The ensemble concept feels so natural to me. My mother loved her reproduction of Wilhelm Lehmbruck's Kneeling Woman (above), now mine. The original is over life-size, but I grew up with this copy and love it in reduced scale. Mom would juxtapose it with a pitcher whose spout and handle echoed the curves of the Kneeling Woman's body, or the samovar, whose shape complemented the scupture's. My mother was naive about what she was doing, but she would have felt right at home with Dr. Barnes' ensembles. She would have loved how he paired particular Pennsylvania Dutch chests under specific paintings, with pottery on them that complemented the Matisse or Renoir or Cezanne above.
Before we moved, I photographed the Kneeling Woman inside my assemblage which I later took apart because the box was too heavy to move across the country. The pieces will be recycled into new work.
By the time we got home this afternoon, I was exhausted. I decided to lay down and watch the netflix video that I hadn't had time to watch for over a week, !Women Art Revolution, a film by Lynn Hershman Leeson, even though it didn't seem quite in keeping with a Barnes day. "Through intimate interviews, art, and rarely seen archival film and video footage, !Women Art Revolution reveals how the Feminist Art Movement fused free speech and politics into an art that radically transformed the art and culture of our times." After watching, I looked at the films's website. It turns out it was selected and screened by the Museum of Modern Art, New York, as one of the three best documentaries of the year in 2011. http://www.womenartrevolution.com.
I tried to remember if I had seen any women artists at the Barnes, in any of my visits. Maybe one Mary Cassatt? What I do remember from the additional new exhibition gallery now displaying the history of the Foundation, was a typed letter by Dr. Barnes bemoaning that all the male students were off fighting the war (WW II), leaving only female students at the Foundation. The tone of his wording left no doubt that he felt women were less desirable as students. No criticism here, just an observation - he was a product of his era, no matter how visionary.

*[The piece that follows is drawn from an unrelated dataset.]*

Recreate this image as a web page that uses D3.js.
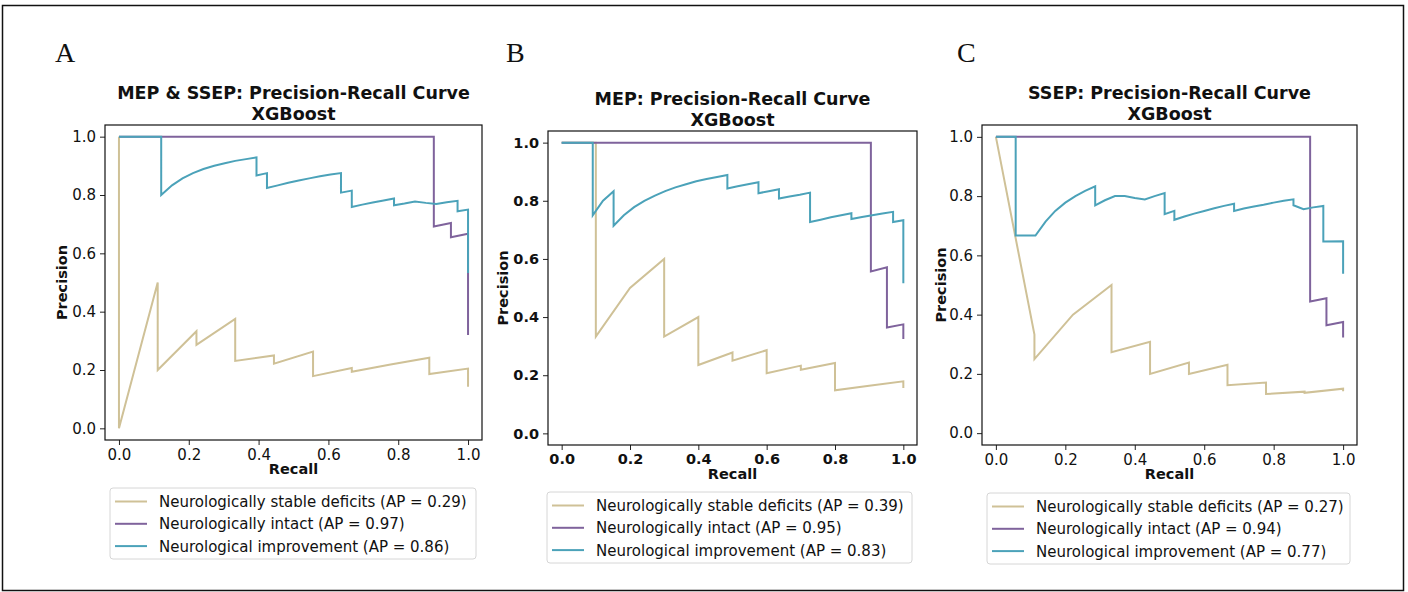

What is the relationship between my Barnes experience this morning and watching the video of !Women Art Revolution this afternoon? The ensemble concept expands your way of seeing and thinking, about life as well as art. Juxtapositions matter. The Impressionist, Post-Impressionist and early modern artists that Barnes collected, his contemporaries he often came to know personally, were rejected and misunderstood in their day - as was he as a collector at the time. He remained bitter about this the rest of his life. The Feminist artists were rejected, ridiculed, and misunderstood in their day as well. There is a resonance in the belated recognition of the historical importance and contribution of both Barnes' unique genius and the Feminist Art Movement. Peter Schjeldahl ends his New Yorker review of the new Barnes saying "The Pharisees of proper taste deemed Barnes weird for his fanatical orchestration of artistic stimuli. In truth, he was crazy like a prophet." The movie makes clear that the Pharisees of proper taste kept the Feminist Artists out of traditional museums and galleries and did their best to render them invisible. Yet we now see how prophetic they were in the ways they have influenced generations of younger women artists. It was an ensemble day in a way I could not have foreseen!